Ah, doubleheaders! I am old enough to remember them on Sundays and certainly on such holidays as Memorial Day, Independence Day, and Labor Day. They represent many fine memories. Sadly, they do not exist any longer. Once in the back of a car service provided vehicle, I recall Al “Grampa” Lewis, a once big baseball fan, recall and lament by saying “remember doubleheaders”

In the great book, “The Godfather,” author Mario Puzo talks of the men, some with children in hand, waiting at the betting parlor, to wager on Sunday doubleheaders. The parlor boss, “Carlo Rizzi” (this before “Sonny” arrives to “confront” him regarding “Carlo” hitting “Sonny’s” sister “Connie”) is to neatly write with chalk the odds for the plethora of doubleheaders in what were 8 team leagues at the time, in the years after World War 2, depicted in the great book and film.

People before my time must have great memories of Yankees vs Indians doubleheaders, in say the 1950’s, when great names such as  Mickey Mantle, Yogi Berra, Al Rosen and Larry Doby were among the players, who lined the rosters of each team.

I recall a truly entertaining, if not great, doubleheader between the Yankees and Indians at the original Yankee Stadium in June, 1970.

With Cleveland easing to victory in the “opener,” Yankees manager Ralph Houk brought six foot six inch pitcher, Steve Hamilton into the game. Hamilton threw the highly entertaining, “folly-floater” pitch. It was thrown on a high arc and was difficult to hit.

The Indians’ Tony Horton found this out when he popped out to catcher Thurman Munson on the second of two such pitches. Tony fouled off the first one and asked Hamilton to throw another.

However, Tony  “wowed” the crowd when he crawled back to the dugout after that at bat.
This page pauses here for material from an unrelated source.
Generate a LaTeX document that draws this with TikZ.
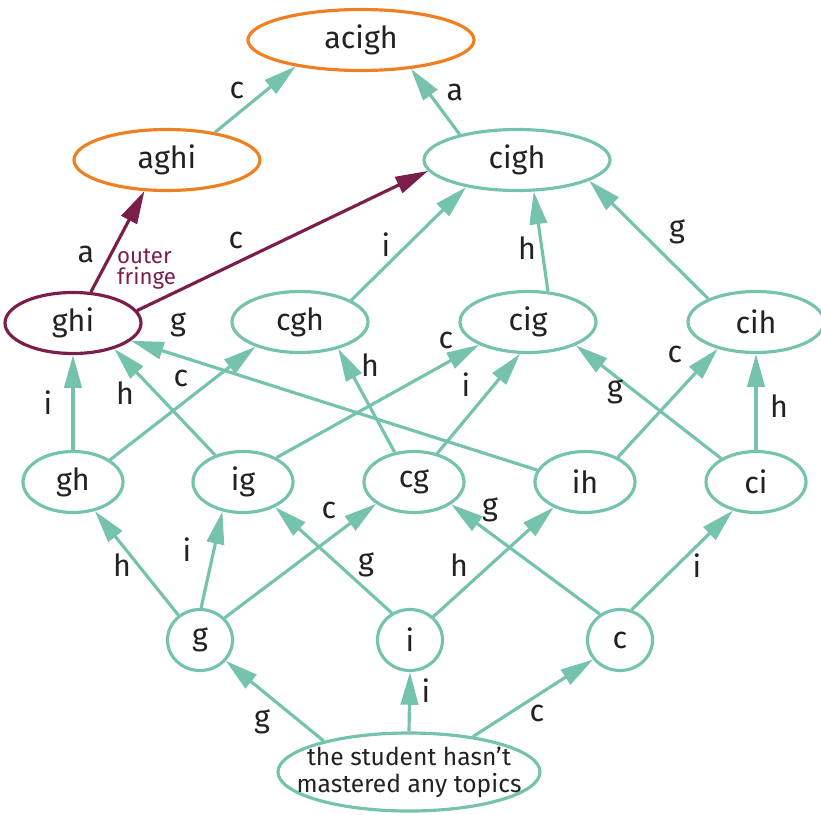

The entertaining, Yankees’ broadcaster Phil Rizzuto cites Horton as a big part of that “show.”

In the first game of that “DH,” Bobby Murcer homered in his last at bat. Then he hit three home runs in the nightcap. Thus he hit four consecutive home runs, a record he shares with, as another Yankees’ broadcaster Frank Messer, would say, “Joe Many.”(the rather obvious reference being many others have hit four consecutive home runs but nobody has ever topped four.)

I believe firecrackers were thrown on the field that day so not all the memories are great. Yet this scheduled doubleheader and thoughts of others, including the related, aforementioned one, between the two clubs, evokes good memories this Monday morning.